By: Revanche

Health makes wealth?

August 15, 2006


Three weeks ago I started going to a yoga class that a few friends were going to try. The relief has been incredible. I’ve been able to go without a couple of my daily pain medications that had become routine substitutes for pain and stress relief.
[I know, bad, I didn’t like the idea either.] I’m saving money on those prescriptions and who knows? Maybe the condition that those meds were prescribed for will improve as well! Ok, maybe not but still, it’s a far better treatment for my aches and pains than the “take three, call me next month” routine my doc and I had going.

If I break it down, purely financially, then I think this is the more expensive out of pocket route:

Yoga: approximately $8 per class, once a week.
vs
Meds: $30-$40 once every three months, plus a $10 copay for the bimonthly visit.

Total:
Yoga: $88 for three months
vs
Meds: $50 for three months

However, the intangible benefits are more difficult to measure. How much is not having a funny taste in your mouth worth? How much would you pay to learn how to ward off the physical symptoms of stress rather than popping a pill when they start manifesting? Let’s say it’s worth $5 for a major stressor, $2 for a minor stressor. At that rate, I could “afford” to be stressed or upset 2 major and 4 minor times, or 3 major and 2 minor times in three months before yoga broke even.
I’m going to guesstimate that Yoga will break even in two days. Tops.

Here’s my real math problem for this post:
Can I afford to go twice a week AND take MaDucky with me one of those two days? Obviously I’d be paying her shot. Yes, it’s a luxury to take the class twice AND add MaDucky to the bill, it’s just that … well …. I take that class to get away from everything. That includes family and family problems. I’m concerned about her health too, but am not willing to completely sacrifice my only relaxation time.

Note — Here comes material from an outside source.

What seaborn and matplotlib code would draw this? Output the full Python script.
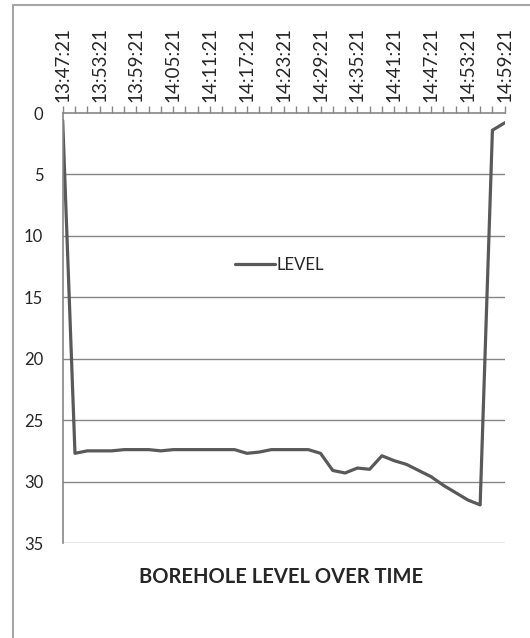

I’ll lose an hour of overtime per day that I leave *early* to go to this class, so I’ll lose that if I just don’t work on the train. Again, I break even working on the commute home twice a week. I’m planning to take up that second class when the next session starts, in about three weeks. The second class will be the one I bring MaDucky too.
It’ll cost $88-90 for the both of us for the next 6 weeks, due in early Sept. [It’ll go on my credit card of course, but I don’t use the card as a crutch, it’s just a halfway house for my finances – a means for me to make a little extra on the side.]

Hm, at $15/week, that’s about $60 out of my personal budget, leaving me $30. Or I could split it between my medical and personal budget, my half is medical and MaDucky’s is personal.

In any case, my point is that if the yoga classes ultimately relieve the pain and discomfort long-term then the amount of money I’ve been spending on medications and doctors’ visit will decrease annually, and I will not have to continue spending on new medications to treat the almost inevitable conditions that will arise secondary to the main condition.

Case in point: the stress became so intense at one point that my eyesight was compromised. The optometrist said that the condition of my eyes were such that I needed bifocals. $280 later, I don’t even use those glasses anymore. What a waste!

***As I’m writing this I realize that I’ve been positively negligent when it comes to tracking my expenses, just depending on knowing vaguely what my allowances are. Considering how well that’s NOT going, either I return to the daily/monthly budget sheets, or I create yet another fund for the bigger expenses like travel and miscellaneous expenses like dog and driver’s licenses.

2 Responses to “Health makes wealth?”

  1. Kira says:

    You need something for yourself – unless you’ve already promised to take your mom, you should just go by yourself. As you said, you’re getting away from the stress of life and family, and taking some family along means you’re not getting away from it!

  2. I honestly hear the “Gimmes” in my head so frequently that I almost feel like I AM getting *me stuff*. I know, my psychology makes no sense.

    Taking two classes, and her to one of them, is my compromise. I still get one class to myself, while getting her out of the house and doing something healthy.